**EXERCISE TASK**
Print the lines of the listing below verbatim from its first line through the line bearing "steps = np.arange(10)". Any pictures are to be omitted.

**DATASET CONTENT**

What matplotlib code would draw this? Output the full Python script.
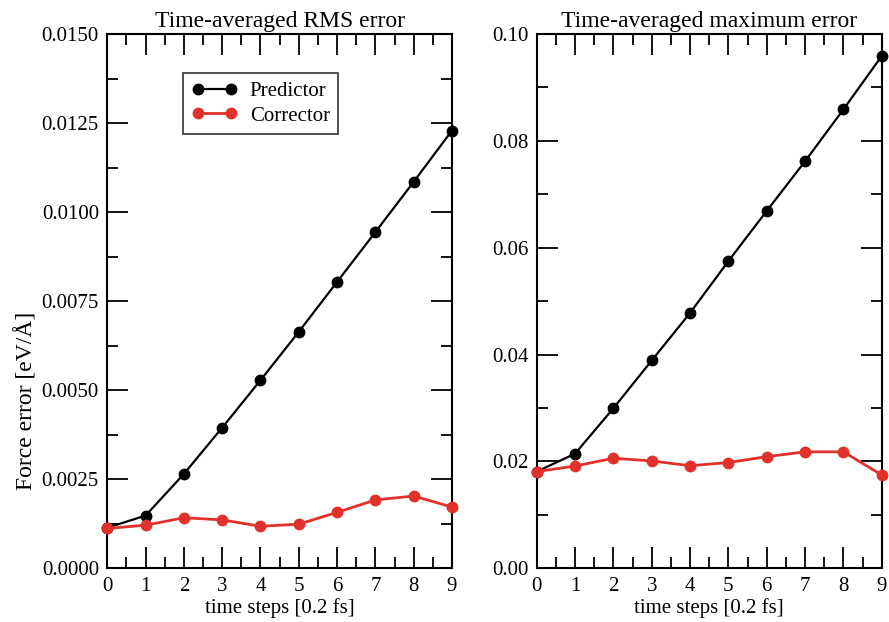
import numpy as np
import matplotlib.pyplot as plt
from matplotlib.ticker import MultipleLocator, FormatStrFormatter

plt.rcParams['font.family'] = ['Liberation Serif', 'DejaVu Serif']

steps = np.arange(10)

# time-averaged RMS force error [eV/A]
rms_predictor = [0.00114, 0.00148, 0.00265, 0.00395, 0.00528, 0.00664, 0.00804, 0.00944, 0.01085, 0.01229]
rms_corrector = [0.00112, 0.00121, 0.00142, 0.00136, 0.00118, 0.00124, 0.00157, 0.00192, 0.00203, 0.00172]

# time-averaged maximum force error [eV/A]
max_predictor = [0.0181, 0.02145, 0.02995, 0.0389, 0.0478, 0.0575, 0.0669, 0.0762, 0.0859, 0.0959]
max_corrector = [0.0181, 0.01915, 0.0206, 0.0201, 0.0192, 0.0198, 0.0209, 0.0218, 0.0218, 0.01746]

RED = '#e2312a'
FS = 15

fig = plt.figure(figsize=(8.89, 6.22), dpi=100)
ax1 = fig.add_axes([0.1207, 0.0863, 0.3877, 0.859])
ax2 = fig.add_axes([0.6037, 0.0863, 0.3882, 0.859])


def draw(ax, pred, corr, ymax, major, fmt, title):
    ax.plot(steps, pred, color='black', lw=1.6, marker='o', ms=7.5, clip_on=False, zorder=3, label='Predictor')
    ax.plot(steps, corr, color=RED, lw=2, marker='o', ms=7.5, clip_on=False, zorder=4, label='Corrector')
    ax.set_xlim(0, 9)
    ax.set_ylim(0, ymax)
    ax.xaxis.set_major_locator(MultipleLocator(1))
    ax.xaxis.set_minor_locator(MultipleLocator(0.5))
    ax.yaxis.set_major_locator(MultipleLocator(major))
    ax.yaxis.set_minor_locator(MultipleLocator(major / 2))
    ax.yaxis.set_major_formatter(FormatStrFormatter(fmt))
    ax.tick_params(which='both', direction='in', top=True, right=True, width=1.3, labelsize=FS)
    ax.tick_params(which='major', length=15, pad=6)
    ax.tick_params(which='minor', length=8)
    for s in ax.spines.values():
        s.set_linewidth(1.5)
    ax.set_xlabel('time steps [0.2 fs]', fontsize=FS, labelpad=2)
    ax.set_title(title, fontsize=FS + 2, pad=5)


draw(ax1, rms_predictor, rms_corrector, 0.015, 0.0025, '%.4f', 'Time-averaged RMS error')
draw(ax2, max_predictor, max_corrector, 0.10, 0.02, '%.2f', 'Time-averaged maximum error')

leg = ax1.legend(loc='upper left', bbox_to_anchor=(0.22, 0.927), borderaxespad=0, fontsize=FS,
                 frameon=True, fancybox=False, edgecolor='black', numpoints=2, handlelength=2.2,
                 handletextpad=0.6, borderpad=0.4, labelspacing=0.25)
leg.get_frame().set_linewidth(1.2)

fig.text(0.03, 0.355, 'Force error [eV/Å]', rotation=90, fontsize=FS + 2, ha='center', va='center')

fig.savefig('out.png', dpi=100)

**EXERCISE OUTPUT**
What matplotlib code would draw this? Output the full Python script.
import numpy as np
import matplotlib.pyplot as plt
from matplotlib.ticker import MultipleLocator, FormatStrFormatter

plt.rcParams['font.family'] = ['Liberation Serif', 'DejaVu Serif']

steps = np.arange(10)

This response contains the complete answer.